/ Julián Estrada
Uno de los accesorios más importantes en el mundo de la gastronomía y de la buena mesa es la servilleta.
Muchos son los historiadores del yantar que adjudican la intromisión de este accesorio a Catalina de Médicis; otros, de manera más irresponsable y atentando contra la sabiduría del genio, aseguran que el culpable de tan elemental artefacto fue Leonardo Da Vinci. Por su parte, Juan François Revel, reconocido historiador gastronómico, advierte que el symposium, hoy entre nosotros entendido como una reunión de expertos para discutir alrededor de un tema, era, refiriéndose a la Grecia Antigua, un encuentro exclusivamente masculino, con la intención de beber y conversar alrededor de unas viandas y en el cual los “señores” limpiaban sus manos en las cabelleras de los jóvenes que los atendían. No importa la época de la historia -y aunque suene ordinario- el hombre desde que come se ensucia, se mancha, se empegota y se limpia.
Hoy en día la servilleta es algo tan común que su importancia pasa inadvertida hasta el preciso momento en que las circunstancias la exigen. En el mundo de la buena mesa, aparecen de diferentes formas: desde el más diminuto y escuálido triángulo de papel absorbente, hasta el más generoso y fino rombo de algodón egipcio; para muchos restaurantes y negocios, este accesorio no merece tenerse en cuenta, para muchos otros – los que saben de la importancia del detalle para lograr el éxito – es fundamental.

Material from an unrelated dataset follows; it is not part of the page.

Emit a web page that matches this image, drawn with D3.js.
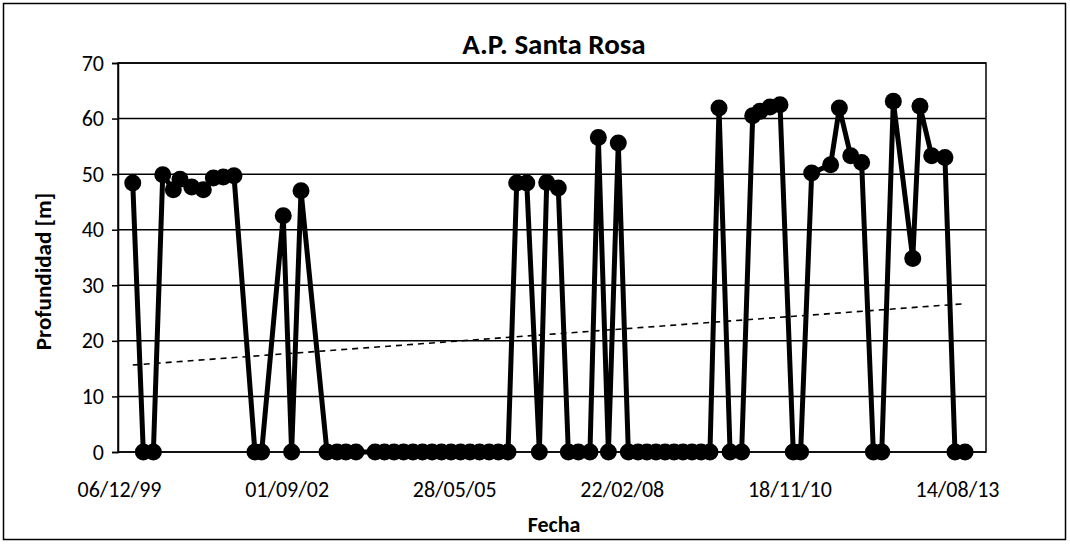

Existen colecciones y coleccionistas de servilletas famosas: las hay con el “rouge” de los sensuales labios de Marilyn Monroe; otras con bosquejos de Picasso; otras más con ecuaciones de Einstein; pero, sin lugar a dudas, la más famosa de todas las servilletas es aquella en la cual Stalin y Churchill se repartieron a Europa. ¿Colecciona usted servilletas?